Behavioral Researcher Joins ExPO Lab
How do people react to significant changes in the workplace, such as an increasingly diverse workforce?
How do people react to organizations’ diversity, equity and inclusion efforts?
Usman Liaquat is delving into both questions as an ILR Future of Work fellow who joined the school’s Experimental Psychology and Organizations (ExPO) Lab group this fall.
“Most of my work centers around how people perceive changes within organizations, specifically around increasing diversity in the workplace and how people deal with policies to rectify inequalities,” he said.
Usman’s research identifying how psychological drivers of change resistance play out in an organizational context builds on the social psychology field’s body of work that looks at discomfort with unpredictability and uncertainty, and concerns about social discord.

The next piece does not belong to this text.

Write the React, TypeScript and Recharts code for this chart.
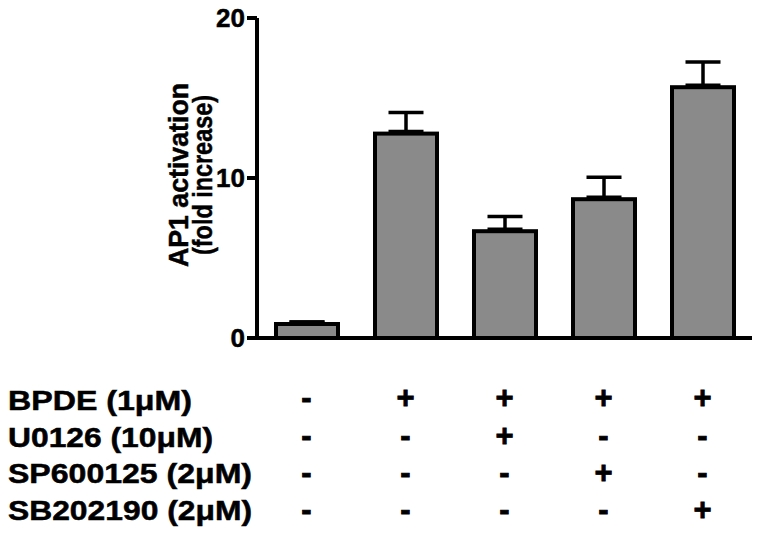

His interest in the topics traces back to his college days at the Lahore University of Management Sciences in Pakistan, where Liaquat observed intergroup conflict and inequality based on ethnic dominance.
“I was interested in this idea of how people react to inequality and might resist social change towards a more equitable society. It brought me to the U.S., where I saw similar patterns. I became interested in the U.S. context, given the increasing demographic diversity – how are people responding?”
“All of my prior training is in social and political psychology and centered on how ideologies influence attitudes towards broad societal change, and what most excited me about being here is looking at psychological resistance to change in organizations.”
When deciding where to pursue his research interests after graduating from New York University with a doctorate in social psychology, he considered the opportunity to work with Associate Professor Devon Proudfoot and Associate Professor Emily Zitek, whose work he has long followed.
Some of his work at ILR with Proudfoot and Assistant Professor Sean Fath investigates people’s perceptions of the stability of hierarchical versus egalitarian structures and whether such perceptions are shaped by broader beliefs about human nature.
“I’m very excited to work with experts in a cross-disciplinary environment. It’s brilliant to be able to immerse myself in such an innovative and supportive community of scholars,” said Liquat, lead author of research published in 2023 that develops a framework to understand why backlash against equality-promoting policies occurs when such backlash is most likely to occur and who is most likely to be countermobilized against such policies.
Liaquat is among the recipients of ILRS’s Future of Work Fellowships, which support postdoctoral researchers and doctoral students who work with ILR faculty on research related to the future of work.